**WORK TO COMPLETE**
Filter the records below and copy every line containing the word "matplotlib".

**DATA TO PROCESS**
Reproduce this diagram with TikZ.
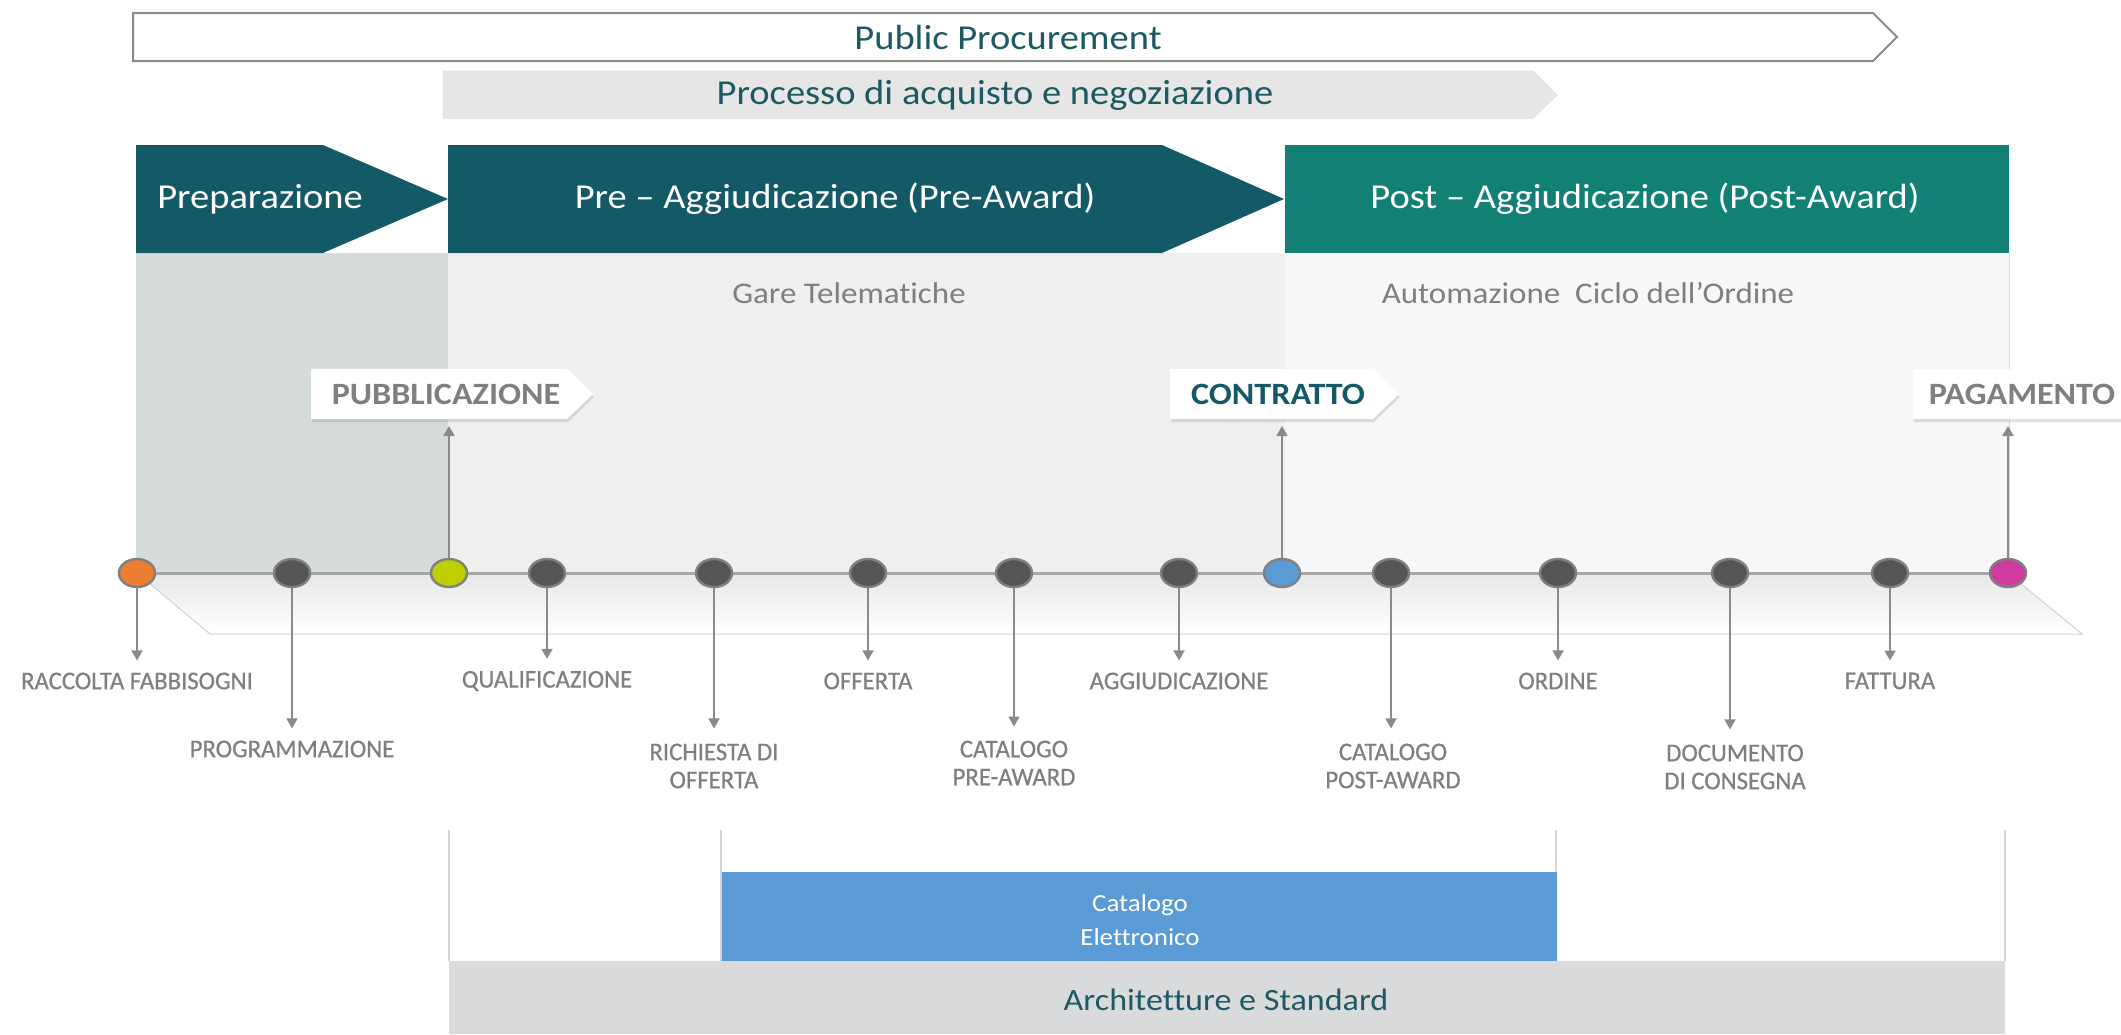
\documentclass[tikz,border=0pt]{standalone}
\usepackage{fontspec}
\setmainfont{Carlito}[FakeStretch=1.1,Ligatures=NoCommon]
\newfontfamily\lblfont{Carlito}[FakeStretch=0.97,FakeBold=0.6,Ligatures=NoCommon]
\usetikzlibrary{arrows.meta,shadows,shapes.geometric}
\definecolor{tealA}{HTML}{135A66}
\definecolor{tealB}{HTML}{128074}
\definecolor{tealT}{HTML}{1B5A63}
\definecolor{prepC}{HTML}{D5DBDA}
\definecolor{preC}{HTML}{EEF0EF}
\definecolor{postC}{HTML}{F7F7F7}
\definecolor{lineC}{HTML}{A6A6A6}
\definecolor{txtG}{HTML}{7F7F7F}
\definecolor{arrC}{HTML}{8A8A8A}
\definecolor{dotD}{HTML}{555555}
\definecolor{dotBd}{HTML}{808080}
\definecolor{dotO}{HTML}{ED7D31}
\definecolor{dotG}{HTML}{BFCE00}
\definecolor{dotB}{HTML}{5B9BD5}
\definecolor{dotM}{HTML}{D13A9E}
\definecolor{procC}{HTML}{E6E6E6}
\definecolor{archC}{HTML}{D9DADB}
\definecolor{catC}{HTML}{5B9BD5}
\definecolor{archT}{HTML}{1F5964}
\definecolor{floorT}{HTML}{E6E8E8}
\definecolor{thinC}{HTML}{D4D4D4}
\begin{document}
\begin{tikzpicture}[x=1pt,y=-1pt,
  dot/.style={ellipse,draw=dotBd,line width=2.4pt,minimum width=36pt,minimum height=28pt,inner sep=0pt},
  lbl/.style={font=\lblfont\fontsize{25.5}{28}\selectfont,text=txtG,align=center,inner sep=0pt},
  dn/.style={draw=arrC,line width=1.8pt,-{Triangle[width=11pt,length=10pt]},shorten >=#1},
  dn/.default=12pt,
  up/.style={draw=arrC,line width=1.8pt,-{Triangle[width=11pt,length=10pt]},shorten >=7pt},
  hdr/.style={font=\fontsize{35}{40}\selectfont,text=white,inner sep=0pt},
  ttl/.style={font=\fontsize{35}{40}\selectfont,text=tealT,inner sep=0pt},
  sub/.style={font=\fontsize{30}{36}\selectfont,text=txtG,inner sep=0pt},
  tagbox/.style={fill=white,drop shadow={opacity=0.25,shadow xshift=1pt,shadow yshift=-3pt}},
  tagtxt/.style={font=\bfseries\fontsize{31}{31}\selectfont,inner sep=0pt},
  thin/.style={draw=thinC,line width=1.5pt}
]
\useasboundingbox (0,0) rectangle (2121,1034);
\fill[white] (0,0) rectangle (2121,1034);

% top arrows
\path[draw=arrC,line width=2pt,fill=white] (133,13) -- (1873,13) -- (1897,37) -- (1873,61) -- (133,61) -- cycle;
\node[ttl] (pp) at (1008,37) {Public Procurement};
\path[fill=procC,draw=black!12,line width=1pt] (443,71) -- (1533,71) -- (1557,95) -- (1533,118) -- (443,118) -- cycle;
\node[ttl] (proc) at (995,95) {Processo di acquisto e negoziazione};

% body regions
\fill[prepC] (136,253) rectangle (448,573);
\fill[preC] (448,253) rectangle (1285,573);
\fill[postC] (1285,253) rectangle (2009,573);
\draw[draw=black!15,line width=1pt] (2009,253) -- (2009,573);

% headers
\fill[tealA] (136,145) -- (323,145) -- (448,199) -- (323,253) -- (136,253) -- cycle;
\fill[tealA] (448,145) -- (1162,145) -- (1284,199) -- (1162,253) -- (448,253) -- cycle;
\fill[tealB] (1285,145) rectangle (2009,253);
\node[hdr] (prep) at (260,199) {Preparazione};
\node[hdr] (pre) at (835,199) {Pre – Aggiudicazione (Pre-Award)};
\node[hdr] (post) at (1645,199) {Post – Aggiudicazione (Post-Award)};
\node[sub] (gare) at (849,293) {Gare Telematiche};
\node[sub] (auto) at (1588,293) {Automazione\ \ Ciclo dell’Ordine};

% floor
\path[top color=floorT,bottom color=white,draw=black!18,line width=1pt] (137,573) -- (2008,573) -- (2082,634) -- (210,634) -- cycle;

% tags
\path[tagbox] (311,369) -- (567,369) -- (593,394) -- (567,419) -- (311,419) -- cycle;
\node[tagtxt,text=txtG] (pubT) at (446,394) {PUBBLICAZIONE};
\coordinate (pubB) at (449,419);
\path[tagbox] (1170,369) -- (1373,369) -- (1399,394) -- (1373,419) -- (1170,419) -- cycle;
\node[tagtxt,text=tealA] (conT) at (1278,394) {CONTRATTO};
\coordinate (conB) at (1282,419);
\path[tagbox] (1913,369) -- (2140,369) -- (2166,394) -- (2140,419) -- (1913,419) -- cycle;
\node[tagtxt,text=txtG] (pagT) at (2022,394) {PAGAMENTO};
\coordinate (pagB) at (2008,419);

% timeline
\draw[lineC,line width=3pt] (137,573) -- (2008,573);

% dots
\node[dot,fill=dotO] (n1) at (137,573) {};
\node[dot,fill=dotD] (n2) at (292,573) {};
\node[dot,fill=dotG] (n3) at (449,573) {};
\node[dot,fill=dotD] (n4) at (547,573) {};
\node[dot,fill=dotD] (n5) at (714,573) {};
\node[dot,fill=dotD] (n6) at (868,573) {};
\node[dot,fill=dotD] (n7) at (1014,573) {};
\node[dot,fill=dotD] (n8) at (1179,573) {};
\node[dot,fill=dotB] (n9) at (1282,573) {};
\node[dot,fill=dotD] (n10) at (1391,573) {};
\node[dot,fill=dotD] (n11) at (1558,573) {};
\node[dot,fill=dotD] (n12) at (1730,573) {};
\node[dot,fill=dotD] (n13) at (1890,573) {};
\node[dot,fill=dotM] (n14) at (2008,573) {};

% labels
\node[lbl] (l1) at (137,681) {RACCOLTA FABBISOGNI};
\node[lbl] (l2) at (292,749) {PROGRAMMAZIONE};
\node[lbl] (l4) at (547,681) {QUALIFICAZIONE};
\node[lbl] (l5) at (714,766) {RICHIESTA DI\\OFFERTA};
\node[lbl] (l6) at (868,681) {OFFERTA};
\node[lbl] (l7) at (1014,763) {CATALOGO\\PRE-AWARD};
\node[lbl] (l8) at (1179,681) {AGGIUDICAZIONE};
\node[lbl] (l10) at (1393,766) {CATALOGO\\POST-AWARD};
\node[lbl] (l11) at (1558,681) {ORDINE};
\node[lbl] (l12) at (1735,767) {DOCUMENTO\\DI CONSEGNA};
\node[lbl] (l13) at (1890,681) {FATTURA};

% down arrows
\draw[dn] (n1.south) -- (n1.south |- l1.north);
\draw[dn] (n2.south) -- (n2.south |- l2.north);
\draw[dn] (n4.south) -- (n4.south |- l4.north);
\draw[dn=15pt] (n5.south) -- (n5.south |- l5.north);
\draw[dn] (n6.south) -- (n6.south |- l6.north);
\draw[dn=14pt] (n7.south) -- (n7.south |- l7.north);
\draw[dn] (n8.south) -- (n8.south |- l8.north);
\draw[dn=15pt] (n10.south) -- (n10.south |- l10.north);
\draw[dn] (n11.south) -- (n11.south |- l11.north);
\draw[dn=15pt] (n12.south) -- (n12.south |- l12.north);
\draw[dn] (n13.south) -- (n13.south |- l13.north);

% up arrows
\draw[up] (n3.north) -- (pubB);
\draw[up] (n9.north) -- (conB);
\draw[up] (n14.north) -- (pagB);

% lower section
\draw[thin] (449,830) -- (449,961);
\draw[thin] (721,830) -- (721,961);
\draw[thin] (1556,830) -- (1556,961);
\draw[thin] (2005,830) -- (2005,961);
\fill[catC] (722,872) rectangle (1557,961);
\node[font=\fontsize{24.5}{34}\selectfont,text=white,align=center,inner sep=0pt] (cat) at (1140,920) {Catalogo\\Elettronico};
\fill[archC] (449,961) rectangle (2005,1034);
\node[font=\fontsize{31}{36}\selectfont,text=archT,inner sep=0pt] (arch) at (1226,1000) {Architetture e Standard};
\end{tikzpicture}
\end{document}
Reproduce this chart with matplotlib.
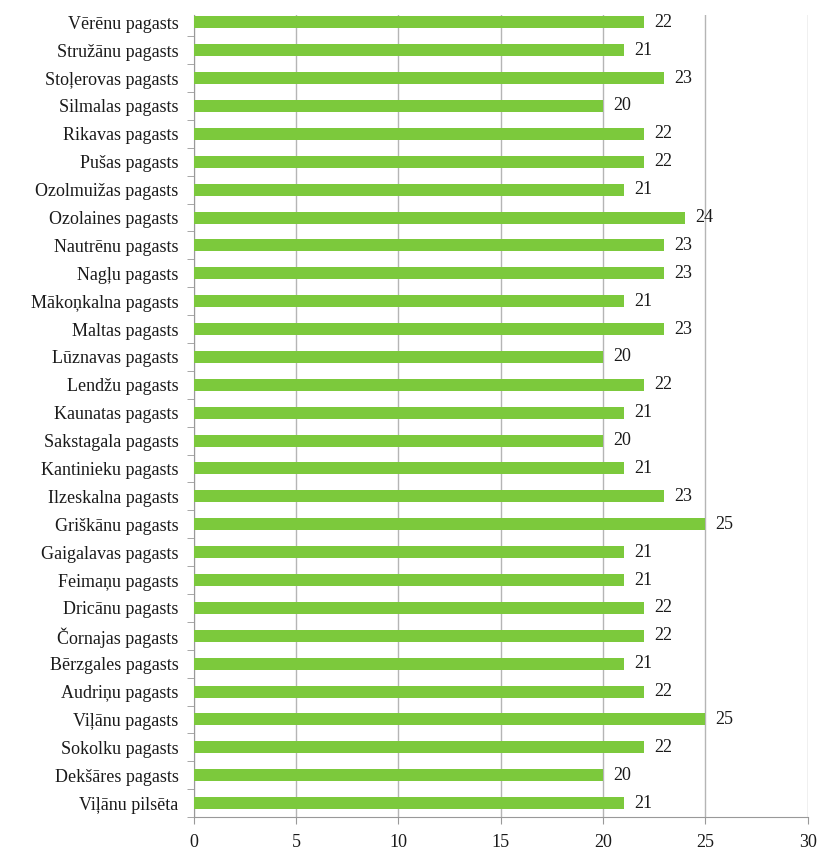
import numpy as np
import matplotlib
matplotlib.use("Agg")
import matplotlib.pyplot as plt
from matplotlib.ticker import FixedLocator

# Categories listed bottom to top, as drawn
parishes = [
    "Viļānu pilsēta", "Dekšāres pagasts", "Sokolku pagasts", "Viļānu pagasts",
    "Audriņu pagasts", "Bērzgales pagasts", "Čornajas pagasts", "Dricānu pagasts",
    "Feimaņu pagasts", "Gaigalavas pagasts", "Griškānu pagasts", "Ilzeskalna pagasts",
    "Kantinieku pagasts", "Sakstagala pagasts", "Kaunatas pagasts", "Lendžu pagasts",
    "Lūznavas pagasts", "Maltas pagasts", "Mākoņkalna pagasts", "Nagļu pagasts",
    "Nautrēnu pagasts", "Ozolaines pagasts", "Ozolmuižas pagasts", "Pušas pagasts",
    "Rikavas pagasts", "Silmalas pagasts", "Stoļerovas pagasts", "Stružānu pagasts",
    "Vērēnu pagasts",
]
values = [21, 20, 22, 25, 22, 21, 22, 22, 21, 21, 25, 23, 21, 20, 21, 22,
          20, 23, 21, 23, 23, 24, 21, 22, 22, 20, 23, 21, 22]
x_ticks = [0, 5, 10, 15, 20, 25, 30]

plt.rcParams["font.family"] = ["Liberation Serif", "DejaVu Serif"]

fig = plt.figure(figsize=(8.25, 8.52), dpi=100)
ax = fig.add_axes([0.235, 0.041, 0.744, 0.941])

y = np.arange(len(parishes))
ax.barh(y, values, height=0.43, color="#7cc93c", zorder=3)

for yi, v in zip(y, values):
    ax.text(v + 0.5, yi, str(v), va="center", ha="left", fontsize=13,
            color="#1a1a1a")

ax.set_xlim(0, 30)
ax.set_ylim(-0.5, 28.25)
ax.set_xticks(x_ticks)
ax.set_xticklabels([str(t) for t in x_ticks], fontsize=13, color="#1a1a1a")
ax.set_yticks(y)
ax.set_yticklabels(parishes, fontsize=13, color="#1a1a1a")
ax.yaxis.set_minor_locator(FixedLocator(np.arange(-0.5, len(parishes), 1.0)))
ax.tick_params(axis="y", which="major", length=0, pad=11)
ax.tick_params(axis="y", which="minor", length=5, color="#999999")
ax.tick_params(axis="x", length=5, color="#999999", pad=7)

ax.grid(axis="x", color="#b5b5b5", linewidth=1, zorder=0)
for side in ["top", "right"]:
    ax.spines[side].set_visible(False)
ax.spines["left"].set_color("#999999")
ax.spines["bottom"].set_color("#999999")

fig.savefig("out.png", dpi=100)
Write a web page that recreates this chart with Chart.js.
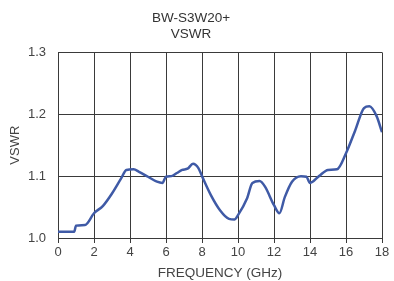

**TASK SOLUTION**
Reproduce this chart with matplotlib.
import matplotlib
matplotlib.use("Agg")
import matplotlib.pyplot as plt
from matplotlib.ticker import FixedLocator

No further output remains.